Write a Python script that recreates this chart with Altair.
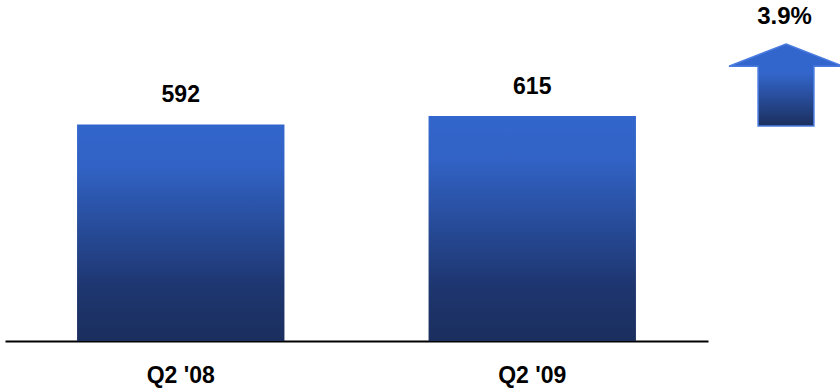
import altair as alt
import pandas as pd

categories = ["Q2 '08", "Q2 '09"]
values = [592, 615]
change_label = ["3.9%"]

df = pd.DataFrame({"cat": categories, "val": values})

bar_grad = alt.LinearGradient(
    gradient="linear",
    stops=[
        alt.GradientStop(offset=0, color="#3366CC"),
        alt.GradientStop(offset=0.2, color="#3162C4"),
        alt.GradientStop(offset=0.75, color="#1E3670"),
        alt.GradientStop(offset=1, color="#1B2F5E"),
    ],
    x1=0, x2=0, y1=0, y2=1,
)

FONT = "Liberation Sans"

x_enc = alt.X(
    "cat:N",
    sort=categories,
    scale=alt.Scale(paddingInner=0.41, paddingOuter=0.205),
    axis=alt.Axis(
        title=None,
        ticks=False,
        domainColor="black",
        domainWidth=2,
        labelAngle=0,
        labelFont=FONT,
        labelFontSize=23,
        labelFontWeight="bold",
        labelColor="black",
        labelPadding=23,
    ),
)
y_enc = alt.Y("val:Q", scale=alt.Scale(domain=[0, 932], nice=False, zero=True), axis=None)

bars = alt.Chart(df).mark_bar(color=bar_grad).encode(x=x_enc, y=y_enc)

labels = alt.Chart(df).mark_text(
    font=FONT, fontSize=23, fontWeight="bold", color="black", baseline="middle", dy=-29
).encode(x=x_enc, y=y_enc, text="val:Q")

arrow_path = "M0,-1 L1,-0.61 L0.49,-0.61 L0.49,0.44 L-0.49,0.44 L-0.49,-0.61 L-1,-0.61 Z"
arrow_df = pd.DataFrame({"label": change_label})

arrow_grad = alt.LinearGradient(
    gradient="linear",
    stops=[
        alt.GradientStop(offset=0, color="#3366CC"),
        alt.GradientStop(offset=0.35, color="#3366CC"),
        alt.GradientStop(offset=1, color="#1B2F5E"),
    ],
    x1=0, x2=0, y1=0, y2=1,
)

arrow = alt.Chart(arrow_df).mark_point(
    shape=arrow_path, size=12996, filled=True, fill=arrow_grad, opacity=1,
    stroke="#4A7BE0", strokeWidth=1.5,
).encode(x=alt.value(781), y=alt.value(101))

arrow_text = alt.Chart(arrow_df).mark_text(
    font=FONT, fontSize=24, fontWeight="bold", color="black", baseline="middle"
).encode(x=alt.value(779.5), y=alt.value(17), text="label:N")

chart = (
    alt.layer(bars, labels, arrow, arrow_text)
    .properties(
        width=703,
        height=341,
        autosize=alt.AutoSizeParams(type="none"),
        padding={"left": 5, "top": 0, "right": 132, "bottom": 47},
        background="white",
    )
    .configure_view(stroke=None)
)

chart.save("out.html", embed_options={"renderer": "svg", "actions": False})
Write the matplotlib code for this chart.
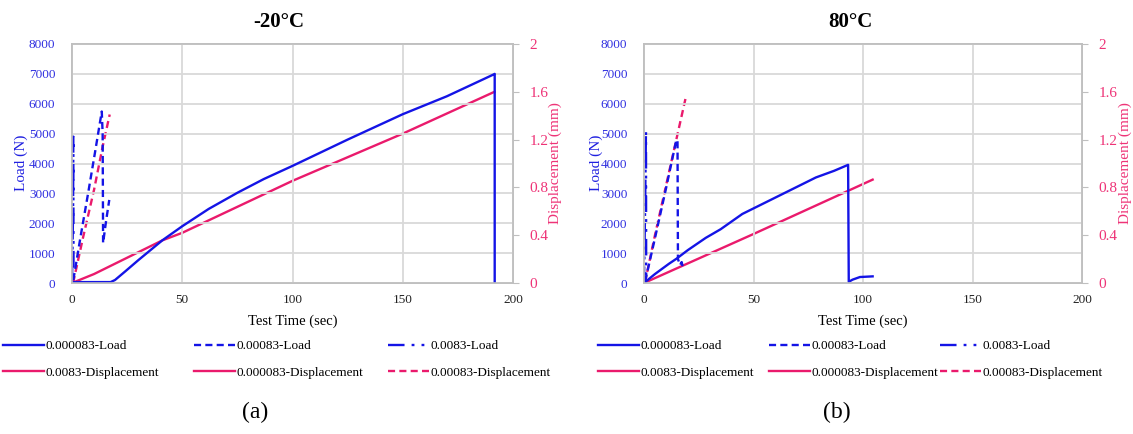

_WHAT IS EXPECTED_
Look through the entries above and report each line where the string "Write" occurs.

_RESPONSE TO THIS TASK_
Write a Python script that recreates this chart with Altair.
Write the matplotlib code for this chart.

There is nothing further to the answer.